I have friends who still run 2E campaigns, a couple who still use the original brown booklets that started D&D, and quite a few who love 3E. When 5th Edition comes out, I am quite certain a percentage of 4E players will turn up their noses and insist on staying with that system. I think both players and game publishers are missing out on an opportunity here. Why can we not have an OGL that includes at least parts of earlier editions of D&D?
There's no need. The retro-clones do exactly what you ask - they used the OGL and SRD to reverse-engineer the rules for the old editions, thus creating a 'new' game with compatible rules... and thus allowing them to support those rulesets.
The key thing that's not covered are the campaign settings...
Campaign settings like Planescape and Dark Sun never felt the same when converted to 3E or 4E, how come we cannot publish articles and supplements to support the original material?

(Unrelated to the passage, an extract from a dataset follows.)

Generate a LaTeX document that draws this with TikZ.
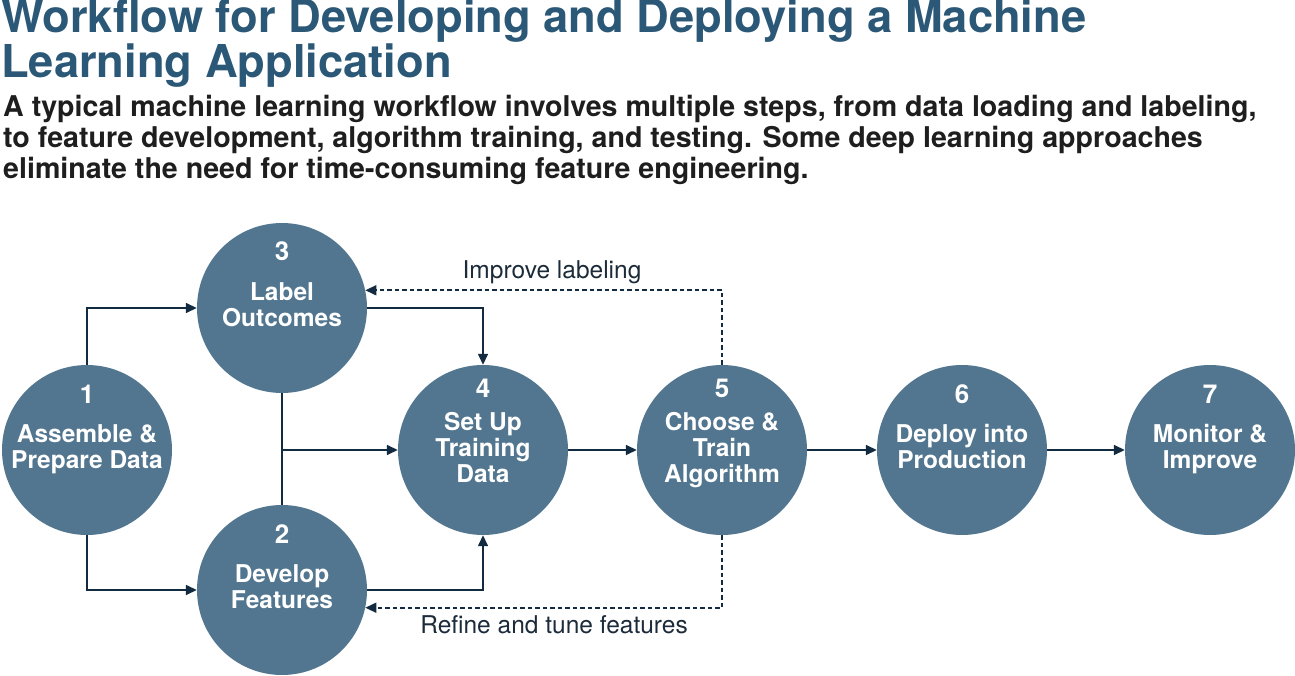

The campaign settings are valuable IP, and so WotC are (rightly) reticent to simply let people at them. These will
never be opened under the OGL or any equivalent license - although potentially they might enter the public domain in 80 years or so.
However, what
was done in early-3e days, and
might potentially be done again, was for specific third-party companies to license the settings from WotC for a time - White Wolf licensed Ravenloft and Margaret Weis Productions licensed Dragonlance. (Of course, in both cases they chose to convert the settings to 3e, because that was where the money is.)
Both those licenses ran out, and one of the parties involved elected not to renew. (IIRC, White Wolf allowed the Ravenloft license to lapse, while WotC chose not to renew Dragonlance.) As for whether WotC would be willing to enter into a new agreement for one of their settings... well, you'd need to ask them. (My suspicion is that they're not really keen... but that everything has its price.)